In contrast to the dominant narrative of Anglicization, the Salesburys also remained Welsh after the Acts of Union. For example, legal records demonstrate that the family continued to be Welsh speakers, which was vital for communicating with their servants and tenants. In a 1574 Star Chamber suit, John Salesbury (d.1580), the patriarch of the family, was accused of murdering a Denbighshire justice of the peace. Most of John’s co-defendants in the suit were part of his retinue and they had sworn an oath to protect his property in a dispute with another gentleman. A Welsh gentleman’s retinue, or plaid, was a culturally significant feature of late medieval and early modern Wales.[5] When the justice of the peace arrived to disperse John’s men, he read a proclamation to ask the men to disperse. The men said in their defence that they could not understand the proclamation because it was in English and they only understood Welsh. This might be simply a convenient defence, but an English jury from Shropshire also complained that they could not understand the deponents in the suit and needed to rely on translators. John Salesbury, the leader of the men, was able to communicate with his retinue and thus he could certainly speak Welsh. John, like the murdered man, was a justice of the peace, and so he could also speak English, a requirement of the role. John Salesbury was not Anglicized after the Acts of Union; he continued to speak Welsh and engage in Welsh cultural practices.

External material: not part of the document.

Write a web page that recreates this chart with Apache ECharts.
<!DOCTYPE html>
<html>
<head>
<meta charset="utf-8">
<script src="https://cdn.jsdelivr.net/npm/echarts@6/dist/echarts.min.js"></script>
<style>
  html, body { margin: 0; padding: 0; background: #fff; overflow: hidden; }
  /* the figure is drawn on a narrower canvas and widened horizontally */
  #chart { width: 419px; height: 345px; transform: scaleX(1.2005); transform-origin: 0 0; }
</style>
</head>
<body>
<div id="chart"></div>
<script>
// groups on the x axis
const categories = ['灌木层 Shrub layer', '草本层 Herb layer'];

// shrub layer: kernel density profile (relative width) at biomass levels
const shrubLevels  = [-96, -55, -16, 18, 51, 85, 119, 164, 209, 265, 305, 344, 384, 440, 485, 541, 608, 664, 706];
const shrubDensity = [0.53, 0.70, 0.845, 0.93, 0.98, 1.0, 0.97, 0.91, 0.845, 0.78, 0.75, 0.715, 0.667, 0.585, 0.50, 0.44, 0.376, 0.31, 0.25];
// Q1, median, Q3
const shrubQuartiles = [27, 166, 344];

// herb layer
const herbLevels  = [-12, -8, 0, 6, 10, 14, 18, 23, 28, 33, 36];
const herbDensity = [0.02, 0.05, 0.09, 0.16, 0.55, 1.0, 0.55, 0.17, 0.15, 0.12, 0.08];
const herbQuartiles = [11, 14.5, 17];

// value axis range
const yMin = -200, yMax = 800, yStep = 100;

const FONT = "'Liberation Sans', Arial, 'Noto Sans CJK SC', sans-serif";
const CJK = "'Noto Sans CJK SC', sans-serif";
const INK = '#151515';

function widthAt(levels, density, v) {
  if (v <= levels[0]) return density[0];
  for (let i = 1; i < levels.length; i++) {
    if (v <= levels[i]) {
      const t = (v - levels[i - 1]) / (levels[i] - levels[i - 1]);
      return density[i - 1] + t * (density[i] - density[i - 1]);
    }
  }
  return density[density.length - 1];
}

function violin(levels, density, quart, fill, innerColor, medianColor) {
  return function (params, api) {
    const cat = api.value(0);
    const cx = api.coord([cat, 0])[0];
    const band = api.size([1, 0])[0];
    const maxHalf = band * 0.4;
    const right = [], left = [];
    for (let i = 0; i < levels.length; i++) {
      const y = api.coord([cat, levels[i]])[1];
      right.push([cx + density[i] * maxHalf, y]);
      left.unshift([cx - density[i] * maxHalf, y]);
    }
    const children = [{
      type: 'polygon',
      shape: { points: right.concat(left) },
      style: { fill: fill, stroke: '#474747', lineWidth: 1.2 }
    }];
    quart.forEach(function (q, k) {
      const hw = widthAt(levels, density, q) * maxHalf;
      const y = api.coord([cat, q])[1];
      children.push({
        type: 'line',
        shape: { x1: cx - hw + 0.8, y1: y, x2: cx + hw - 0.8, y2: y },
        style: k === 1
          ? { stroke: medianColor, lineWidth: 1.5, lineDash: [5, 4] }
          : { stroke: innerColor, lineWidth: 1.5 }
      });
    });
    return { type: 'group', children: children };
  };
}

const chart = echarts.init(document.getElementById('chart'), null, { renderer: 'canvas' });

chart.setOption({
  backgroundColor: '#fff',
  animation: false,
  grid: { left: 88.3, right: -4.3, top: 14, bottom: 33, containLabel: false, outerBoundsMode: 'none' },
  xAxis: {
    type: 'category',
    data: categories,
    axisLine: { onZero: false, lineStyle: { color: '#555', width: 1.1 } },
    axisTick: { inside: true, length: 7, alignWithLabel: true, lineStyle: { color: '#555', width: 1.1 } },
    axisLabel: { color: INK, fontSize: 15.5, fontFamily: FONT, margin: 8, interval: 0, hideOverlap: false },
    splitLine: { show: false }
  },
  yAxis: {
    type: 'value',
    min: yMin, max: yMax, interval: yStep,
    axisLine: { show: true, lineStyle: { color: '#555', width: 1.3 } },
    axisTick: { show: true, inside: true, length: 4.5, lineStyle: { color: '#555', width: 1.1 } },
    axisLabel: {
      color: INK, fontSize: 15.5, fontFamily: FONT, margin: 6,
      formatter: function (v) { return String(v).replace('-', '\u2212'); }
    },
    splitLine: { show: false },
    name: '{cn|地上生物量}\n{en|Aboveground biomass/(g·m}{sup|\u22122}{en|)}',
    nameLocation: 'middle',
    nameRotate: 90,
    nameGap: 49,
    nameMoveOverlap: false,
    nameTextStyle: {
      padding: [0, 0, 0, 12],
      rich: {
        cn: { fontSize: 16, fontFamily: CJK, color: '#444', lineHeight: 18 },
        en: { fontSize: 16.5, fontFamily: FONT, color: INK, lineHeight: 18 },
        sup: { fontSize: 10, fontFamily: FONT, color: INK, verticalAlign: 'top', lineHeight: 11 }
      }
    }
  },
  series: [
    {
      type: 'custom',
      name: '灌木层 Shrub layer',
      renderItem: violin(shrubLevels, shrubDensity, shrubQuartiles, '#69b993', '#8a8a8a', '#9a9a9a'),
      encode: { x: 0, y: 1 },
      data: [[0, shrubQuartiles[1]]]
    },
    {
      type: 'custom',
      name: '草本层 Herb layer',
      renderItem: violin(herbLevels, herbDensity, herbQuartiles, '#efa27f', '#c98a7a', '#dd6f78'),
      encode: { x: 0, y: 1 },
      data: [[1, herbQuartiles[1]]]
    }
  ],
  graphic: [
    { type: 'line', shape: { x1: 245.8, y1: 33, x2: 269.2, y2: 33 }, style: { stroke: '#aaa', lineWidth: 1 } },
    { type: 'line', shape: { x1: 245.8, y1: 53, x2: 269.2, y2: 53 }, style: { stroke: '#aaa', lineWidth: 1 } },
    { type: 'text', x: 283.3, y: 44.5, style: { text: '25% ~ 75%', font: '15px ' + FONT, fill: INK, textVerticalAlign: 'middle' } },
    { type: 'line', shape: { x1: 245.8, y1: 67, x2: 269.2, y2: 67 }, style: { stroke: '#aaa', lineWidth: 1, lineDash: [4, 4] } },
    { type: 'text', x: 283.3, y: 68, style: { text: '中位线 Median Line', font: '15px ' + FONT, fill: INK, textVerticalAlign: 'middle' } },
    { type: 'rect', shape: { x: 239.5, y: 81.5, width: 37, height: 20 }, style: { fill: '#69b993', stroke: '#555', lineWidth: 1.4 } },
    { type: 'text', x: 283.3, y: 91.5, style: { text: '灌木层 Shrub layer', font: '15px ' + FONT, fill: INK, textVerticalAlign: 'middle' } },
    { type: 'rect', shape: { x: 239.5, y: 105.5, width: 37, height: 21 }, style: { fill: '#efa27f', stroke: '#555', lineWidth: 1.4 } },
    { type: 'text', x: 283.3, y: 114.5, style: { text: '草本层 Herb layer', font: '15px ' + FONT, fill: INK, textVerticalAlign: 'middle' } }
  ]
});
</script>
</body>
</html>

In the 1670s, William Salesbury of Rhug sued his cousin, Dame Jane Bagot, for the ownership of the Bachymbyd estate. William’s grandfather had bequeathed Bachymbyd to his younger son, Charles, rather than his elder son, William’s father, Owen. Instead, Owen received the Rhug estate which passed after his death in 1658 to William. The Bachymbyd estate, meanwhile, passed to Charles’ only child, Jane, who inherited it in 1666. Jane married Sir Walter Bagot of Blithfield Hall, Staffordshire, the heir to a prominent English gentry family. For full details of the dispute, see my recent article on ‘Credibility in the Court of Chancery: Salesbury v Bagot, 1671-1677’, published in The Seventeenth Century.[6] When William first threatened to sue the Bagots for Bachymbyd, the Bagots expressed concern over a potential trial in Denbighshire; they received legal advice advising them to be wary of ‘the jealousy of a Welsh Jury where an English man is concerned’.[7] The implication, of course, is that a local jury would favour the Welsh Salesburys over the English Bagots. A century and a half after the Acts of Union, the Salesburys still remained a recognisably Welsh family and there were demonstrable advantages to this identity when they engaged with the local legal system.

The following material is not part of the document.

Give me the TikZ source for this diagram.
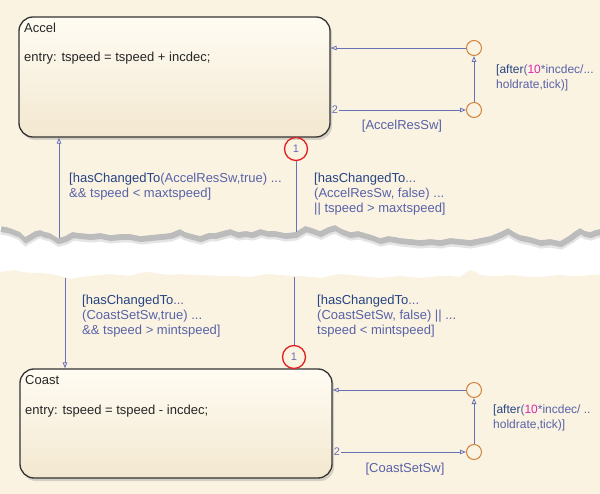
\documentclass[tikz,border=0pt]{standalone}
\usepackage{fontspec}
\setmainfont{Liberation Sans}
\usetikzlibrary{arrows.meta,shadows}

\definecolor{chartbg}{RGB}{251,243,226}
\definecolor{boxtop}{RGB}{255,252,243}
\definecolor{boxbot}{RGB}{243,232,208}
\definecolor{transcol}{RGB}{104,112,182}
\definecolor{lblcol}{RGB}{88,98,168}
\definecolor{fncol}{RGB}{38,68,130}
\definecolor{numcol}{RGB}{212,40,170}
\definecolor{juncol}{RGB}{206,132,62}
\definecolor{priocol}{RGB}{226,30,30}

\newcommand{\fn}[1]{\textcolor{fncol}{#1}}
\newcommand{\numlit}[1]{\textcolor{numcol}{#1}}

% torn paper edges
\def\tornup{plot coordinates {(0,226) (6,227) (10,228) (15,230) (20,232) (25,237) (30,234) (35,231) (40,230) (45,232) (50,233) (58,238) (65,236) (72,232) (80,233) (90,234) (100,233) (110,235) (120,234) (130,234) (140,236) (150,235) (160,234) (170,233) (180,229) (185,232) (192,234) (200,236) (208,233) (215,233) (222,231) (230,229) (238,232) (245,231) (252,232) (260,229) (268,231) (275,231) (285,233) (295,232) (300,229) (305,226) (312,228) (320,231) (328,227) (335,225) (342,229) (350,232) (358,231) (365,233) (372,235) (380,238) (388,236) (395,237) (400,238) (410,239) (420,240) (430,239) (440,240) (450,238) (460,239) (470,240) (480,238) (490,236) (500,232) (508,228) (514,232) (520,235) (530,237) (540,240) (550,239) (560,241) (565,238) (570,235) (575,231) (580,228) (585,231) (590,232) (595,230) (600,229)}}
\def\torndown{plot coordinates {(0,272) (8,271) (15,270) (22,272) (30,273) (40,273) (50,274) (60,276) (70,279) (80,277) (90,276) (100,275) (110,274) (120,275) (130,276) (140,273) (150,272) (160,274) (170,275) (180,274) (190,275) (205,275) (220,276) (235,276) (250,277) (260,275) (270,274) (280,275) (290,276) (300,276) (310,277) (320,278) (330,276) (340,274) (350,275) (360,276) (370,277) (380,278) (390,277) (400,276) (410,277) (420,278) (430,277) (440,276) (450,276) (460,277) (465,273) (470,270) (475,272) (480,275) (490,276) (500,276) (510,275) (520,276) (530,277) (540,277) (550,276) (560,275) (570,276) (580,276) (590,275) (600,275)}}

\begin{document}
\begin{tikzpicture}[x=1pt,y=-1pt,
  state/.style={draw=black!80, line width=1.3pt, rounded corners=14pt,
    top color=boxtop, bottom color=boxbot, inner sep=0pt,
    drop shadow={opacity=0.3, shadow xshift=2pt, shadow yshift=-3pt}},
  boxtxt/.style={anchor=west, inner sep=0pt, text=black!85,
    font=\fontsize{13}{15}\selectfont},
  lbl/.style={anchor=north west, inner sep=0pt, align=left, text=lblcol,
    font=\fontsize{13}{15}\selectfont},
  afterlbl/.style={lbl, font=\fontsize{12}{15}\selectfont},
  junction/.style={circle, draw=juncol, line width=1pt, minimum size=15pt, inner sep=0pt},
  prio/.style={circle, draw=priocol, line width=1.3pt, minimum size=23pt, inner sep=0pt,
    text=transcol, font=\fontsize{11}{12}\selectfont},
  prionum/.style={inner sep=1pt, text=transcol, font=\fontsize{11}{12}\selectfont},
  line/.style={draw=transcol, line width=0.8pt},
  trans/.style={line, -{Triangle[open, length=6pt, width=4.5pt]}}]

  \useasboundingbox (0,0) rectangle (600,494);
  \fill[white] (0,0) rectangle (600,494);
  \fill[chartbg] \torndown -- (600,494) -- (0,494) -- cycle;
  \draw[black!35, line width=9pt, opacity=0.3, shift={(1,4)}] \tornup;
  \draw[black!45, line width=6pt, opacity=0.45, shift={(1,3)}] \tornup;
  \fill[chartbg] \tornup -- (600,0) -- (0,0) -- cycle;

  % states
  \node (accel) at (174.5,77) [state, minimum width=311pt, minimum height=120pt] {};
  \node (acceltitle) at (24,28) [boxtxt] {Accel};
  \node (accelentry) at (24,58) [boxtxt] {entry: tspeed = tspeed + incdec;};

  \node (coast) at (176,423.5) [state, minimum width=312pt, minimum height=109pt] {};
  \node (coasttitle) at (25,380) [boxtxt] {Coast};
  \node (coastentry) at (25,411) [boxtxt] {entry: tspeed = tspeed - incdec;};

  % junctions
  \node (accj1) at (474,48) [junction] {};
  \node (accj2) at (474,110) [junction] {};
  \node (coaj1) at (474,390) [junction] {};
  \node (coaj2) at (474,452) [junction] {};

  \draw[trans] (accj1) -- (accel.east |- accj1);
  \node (acctwo) at (accel.east |- accj2) [prionum, anchor=west] {2};
  \draw[trans] (acctwo) -- (accj2);
  \draw[trans] (accj2) -- (accj1);

  \draw[trans] (coaj1) -- (coast.east |- coaj1);
  \node (coatwo) at (coast.east |- coaj2) [prionum, anchor=west] {2};
  \draw[trans] (coatwo) -- (coaj2);
  \draw[trans] (coaj2) -- (coaj1);

  % transitions through the tear
  \coordinate (atearl) at (59,238);
  \draw[trans] (atearl) -- (atearl |- accel.south);
  \node (aprio) at (296,149) [prio] {1};
  \coordinate (atearr) at (296,232);
  \draw[line] (aprio |- accel.south) -- (aprio.north);
  \draw[line] (aprio.south) -- (atearr);

  \coordinate (ctearl) at (65,278);
  \draw[trans] (ctearl) -- (ctearl |- coast.north);
  \node (cprio) at (294,357) [prio] {1};
  \coordinate (ctearr) at (294,277);
  \draw[line] (ctearr) -- (cprio.north);

  % labels
  \node (accupl) at (69,173) [lbl] {\fn{[hasChangedTo}(AccelResSw,true) ...\\\&\& tspeed < maxtspeed]};
  \node (accdownl) at (314,173) [lbl] {\fn{[hasChangedTo}...\\(AccelResSw, false) ...\\|| tspeed > maxtspeed]};
  \node (coaupl) at (82,295) [lbl] {\fn{[hasChangedTo}...\\(CoastSetSw,true) ...\\\&\& tspeed > mintspeed]};
  \node (coadownl) at (317,295) [lbl] {\fn{[hasChangedTo}...\\(CoastSetSw, false) || ...\\tspeed < mintspeed]};
  \node (accafter) at (496,65) [afterlbl] {\fn{[after}(\numlit{10}*incdec/...\\holdrate,tick)]};
  \node (coaafter) at (493,405) [afterlbl] {\fn{[after}(\numlit{10}*incdec/ ..\\holdrate,tick)]};
  \node (accsw) at (402,126) [lbl, anchor=center] {[AccelResSw]};
  \node (coasw) at (405,469) [lbl, anchor=center] {[CoastSetSw]};
\end{tikzpicture}
\end{document}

The legal records of the Salesburys of Rhug and Bachymbyd demonstrate their sense of self as a Welsh gentry family. These records establish that the Salesburys willingly embraced Welsh law prior to the Acts of Union, despite their origins as an English family. They also show that the Salesburys were not Anglicized and isolated from their communities after the Acts of Union; the family remained connected to the people of their local society through language and culture, and local society continued to recognise the Salesburys as a Welsh family. Legal records are thus an unusual, but invaluable source for understanding the early modern Welsh gentry and how they perceived themselves.

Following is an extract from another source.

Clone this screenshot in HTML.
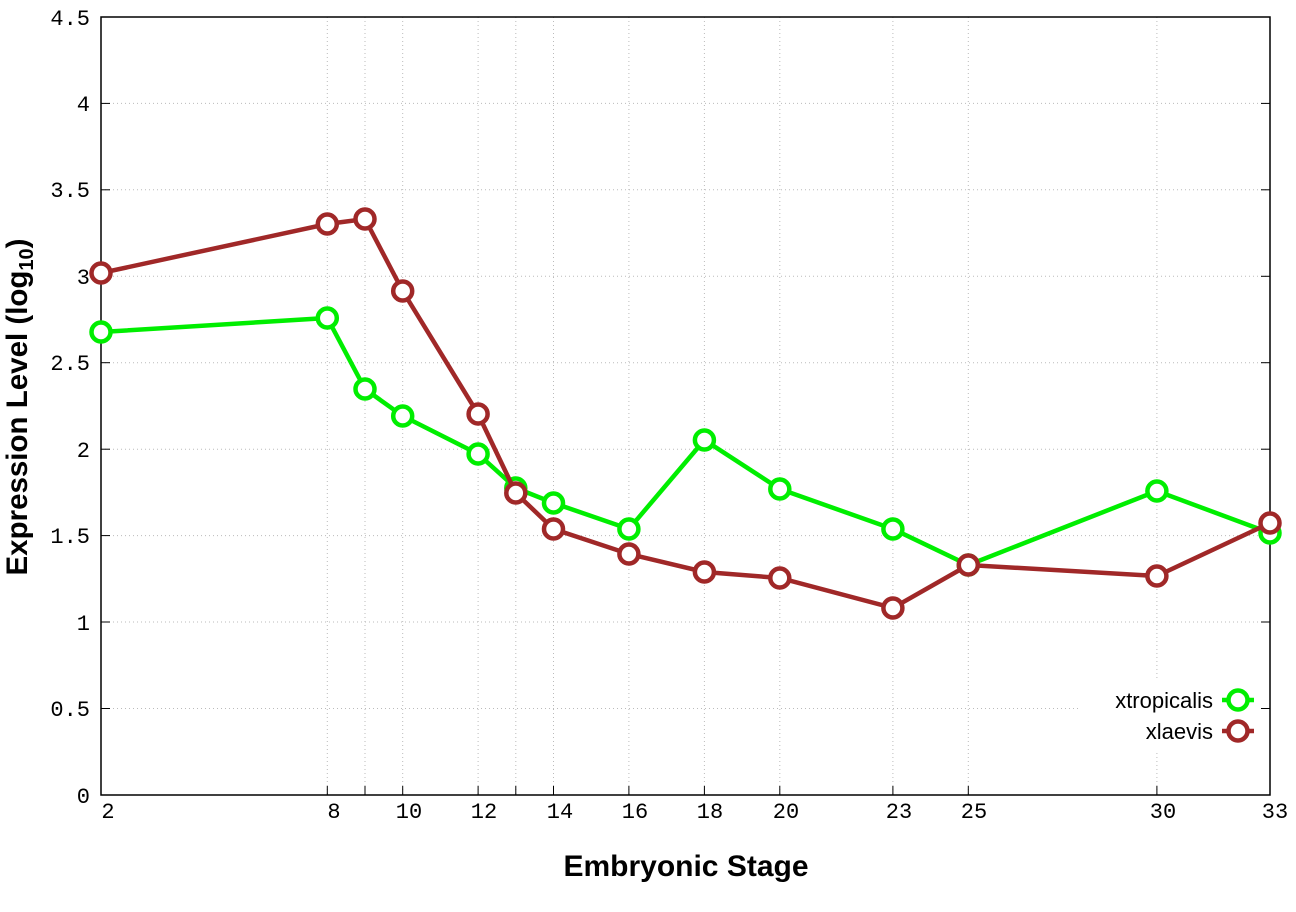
<!DOCTYPE html>
<html><head><style>body{margin:0;background:#fff}</style></head><body>
<svg width="1296" height="907" xmlns="http://www.w3.org/2000/svg">
<rect width="1296" height="907" fill="#fff"/>
<g stroke="#bbb" stroke-width="1" stroke-dasharray="1,3">
<line x1="101" y1="708.5" x2="1270" y2="708.5"/><line x1="101" y1="622" x2="1270" y2="622"/>
<line x1="101" y1="535.6" x2="1270" y2="535.6"/><line x1="101" y1="449.2" x2="1270" y2="449.2"/>
<line x1="101" y1="362.7" x2="1270" y2="362.7"/><line x1="101" y1="276.3" x2="1270" y2="276.3"/>
<line x1="101" y1="189.8" x2="1270" y2="189.8"/><line x1="101" y1="103.4" x2="1270" y2="103.4"/>
<line x1="327.3" y1="17" x2="327.3" y2="795"/><line x1="365" y1="17" x2="365" y2="795"/>
<line x1="402.7" y1="17" x2="402.7" y2="795"/><line x1="478.1" y1="17" x2="478.1" y2="795"/>
<line x1="515.8" y1="17" x2="515.8" y2="795"/><line x1="553.5" y1="17" x2="553.5" y2="795"/>
<line x1="628.9" y1="17" x2="628.9" y2="795"/><line x1="704.4" y1="17" x2="704.4" y2="795"/>
<line x1="779.8" y1="17" x2="779.8" y2="795"/><line x1="892.9" y1="17" x2="892.9" y2="795"/>
<line x1="968.3" y1="17" x2="968.3" y2="795"/><line x1="1156.9" y1="17" x2="1156.9" y2="795"/>
</g>
<rect x="1080" y="680" width="185" height="70" fill="#fff"/>
<g stroke="#000" stroke-width="1">
<line x1="101" y1="708.5" x2="110" y2="708.5"/><line x1="101" y1="622" x2="110" y2="622"/>
<line x1="101" y1="535.6" x2="110" y2="535.6"/><line x1="101" y1="449.2" x2="110" y2="449.2"/>
<line x1="101" y1="362.7" x2="110" y2="362.7"/><line x1="101" y1="276.3" x2="110" y2="276.3"/>
<line x1="101" y1="189.8" x2="110" y2="189.8"/><line x1="101" y1="103.4" x2="110" y2="103.4"/>
<line x1="1270" y1="708.5" x2="1261" y2="708.5"/><line x1="1270" y1="622" x2="1261" y2="622"/>
<line x1="1270" y1="535.6" x2="1261" y2="535.6"/><line x1="1270" y1="449.2" x2="1261" y2="449.2"/>
<line x1="1270" y1="362.7" x2="1261" y2="362.7"/><line x1="1270" y1="276.3" x2="1261" y2="276.3"/>
<line x1="1270" y1="189.8" x2="1261" y2="189.8"/><line x1="1270" y1="103.4" x2="1261" y2="103.4"/>
<line x1="327.3" y1="795" x2="327.3" y2="786"/><line x1="365" y1="795" x2="365" y2="786"/>
<line x1="402.7" y1="795" x2="402.7" y2="786"/><line x1="478.1" y1="795" x2="478.1" y2="786"/>
<line x1="515.8" y1="795" x2="515.8" y2="786"/><line x1="553.5" y1="795" x2="553.5" y2="786"/>
<line x1="628.9" y1="795" x2="628.9" y2="786"/><line x1="704.4" y1="795" x2="704.4" y2="786"/>
<line x1="779.8" y1="795" x2="779.8" y2="786"/><line x1="892.9" y1="795" x2="892.9" y2="786"/>
<line x1="968.3" y1="795" x2="968.3" y2="786"/><line x1="1156.9" y1="795" x2="1156.9" y2="786"/>
</g>
<rect x="101" y="17" width="1169" height="778" fill="none" stroke="#000" stroke-width="1.5"/>
<g font-family="Liberation Mono, monospace" font-size="22" fill="#000" text-anchor="end">
<text x="90" y="803">0</text><text x="90" y="716">0.5</text><text x="90" y="630">1</text>
<text x="90" y="543">1.5</text><text x="90" y="457">2</text><text x="90" y="370">2.5</text>
<text x="90" y="284">3</text><text x="90" y="197">3.5</text><text x="90" y="111">4</text><text x="90" y="25">4.5</text>
</g>
<g font-family="Liberation Mono, monospace" font-size="22" fill="#000" text-anchor="middle">
<text x="108" y="818">2</text><text x="334" y="818">8</text><text x="409" y="818">10</text>
<text x="484" y="818">12</text><text x="560" y="818">14</text><text x="635" y="818">16</text>
<text x="710" y="818">18</text><text x="786" y="818">20</text><text x="899" y="818">23</text>
<text x="974" y="818">25</text><text x="1163" y="818">30</text><text x="1275" y="818">33</text>
</g>
<text x="686" y="876" font-family="Liberation Sans, sans-serif" font-weight="bold" font-size="30" text-anchor="middle">Embryonic Stage</text>
<text transform="translate(27,407) rotate(-90)" font-family="Liberation Sans, sans-serif" font-weight="bold" font-size="29.5" text-anchor="middle">Expression Level (log<tspan font-size="20" dy="6">10</tspan><tspan dy="-6">)</tspan></text>
<g fill="none" stroke="#00ee00" stroke-width="4.5">
<polyline points="101,332 327.3,318 365,389 402.7,416 478.1,454 515.8,488 553.5,503 628.9,529 704.4,440 779.8,489 892.9,529 968.3,565 1156.9,491 1270,533"/>
<g fill="#fff"><circle cx="101" cy="332" r="9.5"/><circle cx="327.3" cy="318" r="9.5"/><circle cx="365" cy="389" r="9.5"/><circle cx="402.7" cy="416" r="9.5"/><circle cx="478.1" cy="454" r="9.5"/><circle cx="515.8" cy="488" r="9.5"/><circle cx="553.5" cy="503" r="9.5"/><circle cx="628.9" cy="529" r="9.5"/><circle cx="704.4" cy="440" r="9.5"/><circle cx="779.8" cy="489" r="9.5"/><circle cx="892.9" cy="529" r="9.5"/><circle cx="968.3" cy="565" r="9.5"/><circle cx="1156.9" cy="491" r="9.5"/><circle cx="1270" cy="533" r="9.5"/></g>
</g>
<g fill="none" stroke="#a02828" stroke-width="4.5">
<polyline points="101,273 327.3,224 365,219 402.7,291 478.1,414 515.8,493 553.5,529 628.9,554 704.4,572 779.8,578 892.9,608 968.3,565 1156.9,576 1270,523"/>
<g fill="#fff"><circle cx="101" cy="273" r="9.5"/><circle cx="327.3" cy="224" r="9.5"/><circle cx="365" cy="219" r="9.5"/><circle cx="402.7" cy="291" r="9.5"/><circle cx="478.1" cy="414" r="9.5"/><circle cx="515.8" cy="493" r="9.5"/><circle cx="553.5" cy="529" r="9.5"/><circle cx="628.9" cy="554" r="9.5"/><circle cx="704.4" cy="572" r="9.5"/><circle cx="779.8" cy="578" r="9.5"/><circle cx="892.9" cy="608" r="9.5"/><circle cx="968.3" cy="565" r="9.5"/><circle cx="1156.9" cy="576" r="9.5"/><circle cx="1270" cy="523" r="9.5"/></g>
</g>
<g font-family="Liberation Sans, sans-serif" font-size="22" text-anchor="end">
<text x="1213" y="708">xtropicalis</text><text x="1213" y="739">xlaevis</text>
</g>
<g stroke-width="4.5" fill="#fff">
<line x1="1222" y1="700" x2="1254" y2="700" stroke="#00ee00"/><circle cx="1238" cy="700" r="9.5" stroke="#00ee00"/>
<line x1="1222" y1="731" x2="1254" y2="731" stroke="#a02828"/><circle cx="1238" cy="731" r="9.5" stroke="#a02828"/>
</g>
</svg>
</body></html>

[1] For the details of Welsh inheritance practices, see Thomas Charles-Edwards, Early Irish and Welsh Kinship (Oxford: Oxford University Press, 1993), chapter 4.

[2] Glanmor Williams, Renewal and Reformation: Wales c.1415-1642 (Oxford: Oxford University Press, 1987), chapter eleven. 

[3] Llinos Beverley Smith, “The Gage and the Land Market in Late Medieval Wales”, Economic History Review, New Series, 29, no. 4 (1976): 537-550.

[4] Caernarfon Record Office, XD2/1149.

[5] A.D. Carr, The Gentry of North Wales in the Later Middle Ages (Cardiff: University of Wales Press, 2017): 20-21.

[6] Sadie Jarrett, “Credibility in the Court of Chancery: Salesbury v Bagot, 1671-1677”, The Seventeenth Century (2019 online), DOI: 10.1080/0268117X.2019.1694060.

[7] National Library of Wales, Bachymbyd Letters 115.